14 El corazón inteligente busca la sabiduría, la boca del necio se pace con sandeces.
Een verstandig hart zal de wetenschap opzoeken; maar de mond der zotten zal met dwaasheid gevoed worden.
15 Los días del pobre son todos malos; pero la alegría del corazón es un banquete sin fin.
Al de dagen des bedrukten zijn kwaad; maar een vrolijk hart is een gedurige maaltijd.
16 Más vale poco con temor de Yahvé, que grandes tesoros con inquietud.
Beter is weinig met de vreze des HEEREN, dan een grote schat, en onrust daarbij.
17 Mejor un plato de legumbres con amor, que buey cebado y odio a la mesa.
Beter is een gerecht van groen moes, waar ook liefde is, dan een gemeste os, en haat daarbij.
18 La ira del hombre provoca contiendas, la mansedumbre apacigua las rencillas.
Een grimmig man zal gekijf verwekken; maar de lankmoedige zal den twist stillen.
19 El camino del perezoso es como un seto de espinas, la senda de los rectos es llana.

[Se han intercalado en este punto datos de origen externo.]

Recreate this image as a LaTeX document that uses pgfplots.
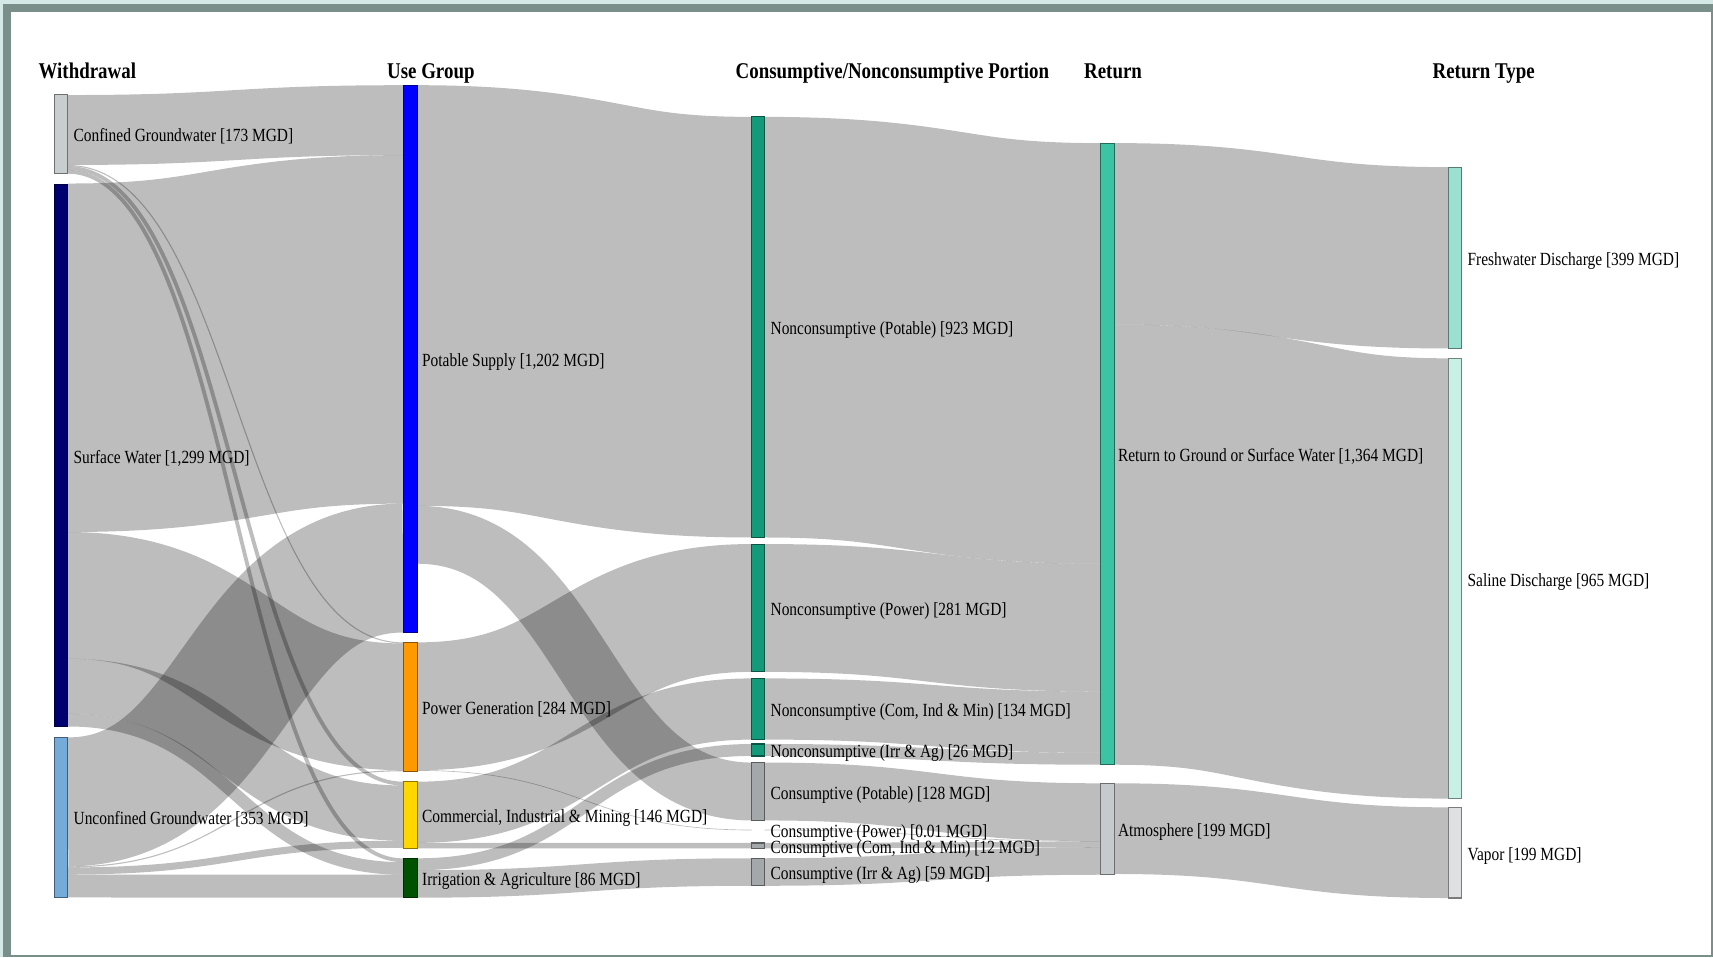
\documentclass[border=0pt]{standalone}
\usepackage{pgfplots}
\pgfplotsset{compat=1.18}
\usepackage{pgfplotstable}
\usepackage{graphicx}
\usepackage{fontspec}
\setmainfont{Liberation Serif}

\definecolor{frameL}{HTML}{D4E8E6}
\definecolor{frameD}{HTML}{7A8E8A}
\definecolor{cConf}{HTML}{C8CDCF}
\definecolor{cSurf}{HTML}{000070}
\definecolor{cUnc}{HTML}{75ABD8}
\definecolor{cPot}{HTML}{0000FF}
\definecolor{cPow}{HTML}{FF9900}
\definecolor{cCom}{HTML}{FFD700}
\definecolor{cIrr}{HTML}{005200}
\definecolor{cNC}{HTML}{139A7B}
\definecolor{cC}{HTML}{A3A8AB}
\definecolor{cRet}{HTML}{3CC3A4}
\definecolor{cAtm}{HTML}{C5CACD}
\definecolor{cFresh}{HTML}{9BE0D0}
\definecolor{cSal}{HTML}{C9F0E7}
\definecolor{cVap}{HTML}{DFE0E3}

\tikzset{flow/.style={draw=black, draw opacity=0.26}}

% pixel units: 1 px = 0.5pt, y grows downward
\newcommand\lbl[1]{\scalebox{0.83}[1]{\fontsize{8.5}{10}\selectfont #1}}
\newcommand\hdr[1]{\scalebox{0.84}[1]{\fontsize{10.3}{12}\selectfont\bfseries #1}}
\newcommand\snode[5]{\addplot[fill=#1, draw=#1!55!black, line width=0.5pt]
  coordinates {(#2,#4) (#3,#4) (#3,#5) (#2,#5)} -- cycle;}

% links: source x, top, bottom -> target x, top, bottom (px)
\pgfplotstableread{
x0   a0    b0    x1   a1    b1
62   87    151   369  78    142
62   151   152   369  588   589
62   152   155.5 369  715.5 719
62   155.5 159   369  785.7 789.2
62   168   487   369  142   461
62   487   603   369  589   705
62   603   653.5 369  719   769.5
62   653.5 665   369  789.2 800.7
62   675   793   369  461   579
62   793   794   369  705   706
62   794   800.5 369  769.5 776
62   800.5 821.5 369  800.7 821.7
382  78    463   688  107   492
382  463   516   688  698   751
382  588   705   688  498   615
382  705   705.5 688  759.5 760
382  715.5 771.5 688  621   677
382  771.5 776.5 688  771.6 776.6
382  785.7 796.5 688  681   692
382  796.5 821.7 688  785.6 810.8
700  107   492   1007 131   516
700  498   615   1007 516   633
700  621   677   1007 633   689
700  681   692   1007 689   700
700  698   751   1007 717   770
700  759.5 760   1007 770   770.5
700  771.6 776.6 1007 770.5 775.5
700  785.6 810.8 1007 775.5 800.7
1020 131   297   1326 153   319
1020 297   700   1326 328   731
1020 717   800   1326 739   822
}\flows

\begin{document}
\begin{tikzpicture}
\begin{axis}[
  scale only axis, width=784pt, height=438pt,
  xmin=0, xmax=1568, ymin=0, ymax=876, y dir=reverse,
  hide axis, clip=false, no markers,
]
% page frame
\fill[frameL] (axis cs:0,0) rectangle (axis cs:1568,876);
\fill[frameD] (axis cs:2.7,3.7) rectangle (axis cs:1568,876);
\fill[white] (axis cs:10,11) rectangle (axis cs:1566,874);

% links
\pgfplotstablegetrowsof{\flows}%
\pgfmathtruncatemacro\lastrow{\pgfplotsretval-1}%
\pgfplotsinvokeforeach{0,...,\lastrow}{%
  \pgfplotstablegetelem{#1}{x0}\of\flows\let\fxa\pgfplotsretval
  \pgfplotstablegetelem{#1}{a0}\of\flows\let\fya\pgfplotsretval
  \pgfplotstablegetelem{#1}{b0}\of\flows\let\fyb\pgfplotsretval
  \pgfplotstablegetelem{#1}{x1}\of\flows\let\fxb\pgfplotsretval
  \pgfplotstablegetelem{#1}{a1}\of\flows\let\fyc\pgfplotsretval
  \pgfplotstablegetelem{#1}{b1}\of\flows\let\fyd\pgfplotsretval
  \pgfmathsetmacro\fxm{(\fxa+\fxb)/2}%
  \pgfmathsetmacro\fym{(\fya+\fyb)/2}%
  \pgfmathsetmacro\fyn{(\fyc+\fyd)/2}%
  \pgfmathsetmacro\fw{max(0.6,(\fyb-\fya+\fyd-\fyc)/2)*0.5}%
  \edef\doflow{\noexpand\draw[flow, line width=\fw pt]
    (axis cs:\fxa,\fym) .. controls (axis cs:\fxm,\fym) and (axis cs:\fxm,\fyn) .. (axis cs:\fxb,\fyn);}%
  \doflow
}

% nodes
\snode{cConf}{50}{62}{86.5}{158.5}
\snode{cSurf}{50}{62}{168.5}{665}
\snode{cUnc}{50}{62}{675}{821.5}
\snode{cPot}{369}{382}{78}{579}
\snode{cPow}{369}{382}{588}{706}
\snode{cCom}{369}{382}{715.5}{776.5}
\snode{cIrr}{369}{382}{785.7}{821.7}
\snode{cNC}{688}{700}{107}{492}
\snode{cNC}{688}{700}{498}{615}
\snode{cNC}{688}{700}{621}{677}
\snode{cNC}{688}{700}{681}{692}
\snode{cC}{688}{700}{698}{751}
\snode{cC}{688}{700}{771.6}{776.6}
\snode{cC}{688}{700}{785.6}{810.8}
\snode{cRet}{1007}{1020}{131}{700}
\snode{cAtm}{1007}{1020}{717}{800.7}
\snode{cFresh}{1326}{1338}{153}{319}
\snode{cSal}{1326}{1338}{328}{731}
\snode{cVap}{1326}{1338}{739}{822}

% headers
\node[anchor=base west, inner sep=0] at (axis cs:35,71.7) {\hdr{Withdrawal}};
\node[anchor=base west, inner sep=0] at (axis cs:354,71.7) {\hdr{Use Group}};
\node[anchor=base west, inner sep=0] at (axis cs:673,71.7) {\hdr{Consumptive/Nonconsumptive Portion}};
\node[anchor=base west, inner sep=0] at (axis cs:992,71.7) {\hdr{Return}};
\node[anchor=base west, inner sep=0] at (axis cs:1311,71.7) {\hdr{Return Type}};

% labels
\node[anchor=base west, inner sep=0] at (axis cs:67,129.5) {\lbl{Confined Groundwater [173 MGD]}};
\node[anchor=base west, inner sep=0] at (axis cs:67,424) {\lbl{Surface Water [1,299 MGD]}};
\node[anchor=base west, inner sep=0] at (axis cs:67,755) {\lbl{Unconfined Groundwater [353 MGD]}};
\node[anchor=base west, inner sep=0] at (axis cs:386,335.5) {\lbl{Potable Supply [1,202 MGD]}};
\node[anchor=base west, inner sep=0] at (axis cs:386,654) {\lbl{Power Generation [284 MGD]}};
\node[anchor=base west, inner sep=0] at (axis cs:386,753) {\lbl{Commercial, Industrial \& Mining [146 MGD]}};
\node[anchor=base west, inner sep=0] at (axis cs:386,810.5) {\lbl{Irrigation \& Agriculture [86 MGD]}};
\node[anchor=base west, inner sep=0] at (axis cs:705,306.5) {\lbl{Nonconsumptive (Potable) [923 MGD]}};
\node[anchor=base west, inner sep=0] at (axis cs:705,563.5) {\lbl{Nonconsumptive (Power) [281 MGD]}};
\node[anchor=base west, inner sep=0] at (axis cs:705,656) {\lbl{Nonconsumptive (Com, Ind \& Min) [134 MGD]}};
\node[anchor=base west, inner sep=0] at (axis cs:705,693.5) {\lbl{Nonconsumptive (Irr \& Ag) [26 MGD]}};
\node[anchor=base west, inner sep=0] at (axis cs:705,731.5) {\lbl{Consumptive (Potable) [128 MGD]}};
\node[anchor=base west, inner sep=0] at (axis cs:705,767) {\lbl{Consumptive (Power) [0.01 MGD]}};
\node[anchor=base west, inner sep=0] at (axis cs:705,781) {\lbl{Consumptive (Com, Ind \& Min) [12 MGD]}};
\node[anchor=base west, inner sep=0] at (axis cs:705,805) {\lbl{Consumptive (Irr \& Ag) [59 MGD]}};
\node[anchor=base west, inner sep=0] at (axis cs:1023,422.5) {\lbl{Return to Ground or Surface Water [1,364 MGD]}};
\node[anchor=base west, inner sep=0] at (axis cs:1023,766) {\lbl{Atmosphere [199 MGD]}};
\node[anchor=base west, inner sep=0] at (axis cs:1343,243) {\lbl{Freshwater Discharge [399 MGD]}};
\node[anchor=base west, inner sep=0] at (axis cs:1343,536.5) {\lbl{Saline Discharge [965 MGD]}};
\node[anchor=base west, inner sep=0] at (axis cs:1343,787.5) {\lbl{Vapor [199 MGD]}};
\end{axis}
\pgfresetboundingbox
\path (current axis.south west) rectangle (current axis.north east);
\end{tikzpicture}
\end{document}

De weg des luiaards is als een doornheg; maar het pad der oprechten is welgebaand.
20 El hijo sabio es la alegría de su padre, el necio desprecia a su propia madre.
Een wijs zoon zal den vader verblijden; maar een zot mens veracht zijn moeder.
21 Le gusta al fatuo la necedad, al prudente el marchar por el recto camino.
De dwaasheid is den verstandeloze blijdschap; maar een man van verstand zal recht wandelen.
22 Fracasan los planes si no hay consejo, pero prosperan con numerosos consejeros.
De gedachten worden vernietigd, als er geen raad is; maar door veelheid der raadslieden zal elkeen bestaan.
23 Alegrase uno de la (buena) respuesta de su boca; ¡cuán buena una palabra dicha a tiempo!
Een man heeft blijdschap in het antwoord zijns monds; en hoe goed is een woord op zijn tijd!
24 El sabio va hacia arriba siguiendo la senda de la vida, para apartarse del scheol que está abajo. (Sheol )
De weg des levens is den verstandige naar boven; opdat hij afwijke van de hel, beneden. (Sheol )
25 Yahvé derriba la casa de los soberbios, y afirma la heredad de la viuda.
Het huis der hovaardigen zal de HEERE afrukken; maar de landpale der weduwe zal Hij vastzetten.
26 Son abominables a Yahvé los pensamientos de los malos, pero son puras (ante Él) las palabras amables.
Des bozen gedachten zijn den HEERE een gruwel; maar der reinen zijn liefelijke redenen.
27 Perturbador de su casa es el codicioso; el que aborrece las dádivas vivirá.
Die gierigheid pleegt, beroert zijn huis; maar die geschenken haat, zal leven.
28 El corazón del justo medita para responder, la boca de los impíos rebosa de maldades.
Het hart des rechtvaardigen bedenkt zich, om te antwoorden; maar de mond der goddelozen zal overvloediglijk kwade dingen uitstorten.
29 Lejos está Yahvé de los malvados, mas oye la oración de los justos.
De HEERE is ver van de goddelozen; maar het gebed der rechtvaardigen zal Hij verhoren.
30 La luz de los ojos alegra el corazón, y una buena nueva da fuerza a los huesos.
Het licht der ogen verblijdt het hart; een goed gerucht maakt het gebeente vet.
31 Quien escucha la amonestación saludable, morará entre los sabios.
Het oor, dat de bestraffing des levens hoort, zal in het midden der wijzen vernachten.
32 El que rechaza la corrección desprecia su propia alma, quien escucha la amonestación adquiere entendimiento.
Die de tucht verwerpt, die versmaadt zijn ziel; maar die de bestraffing hoort, krijgt verstand.
33 El temor de Dios es escuela de sabiduría, y a la gloria precede la humildad.
De vreze des HEEREN is de tucht der wijsheid; en de nederigheid gaat voor de eer.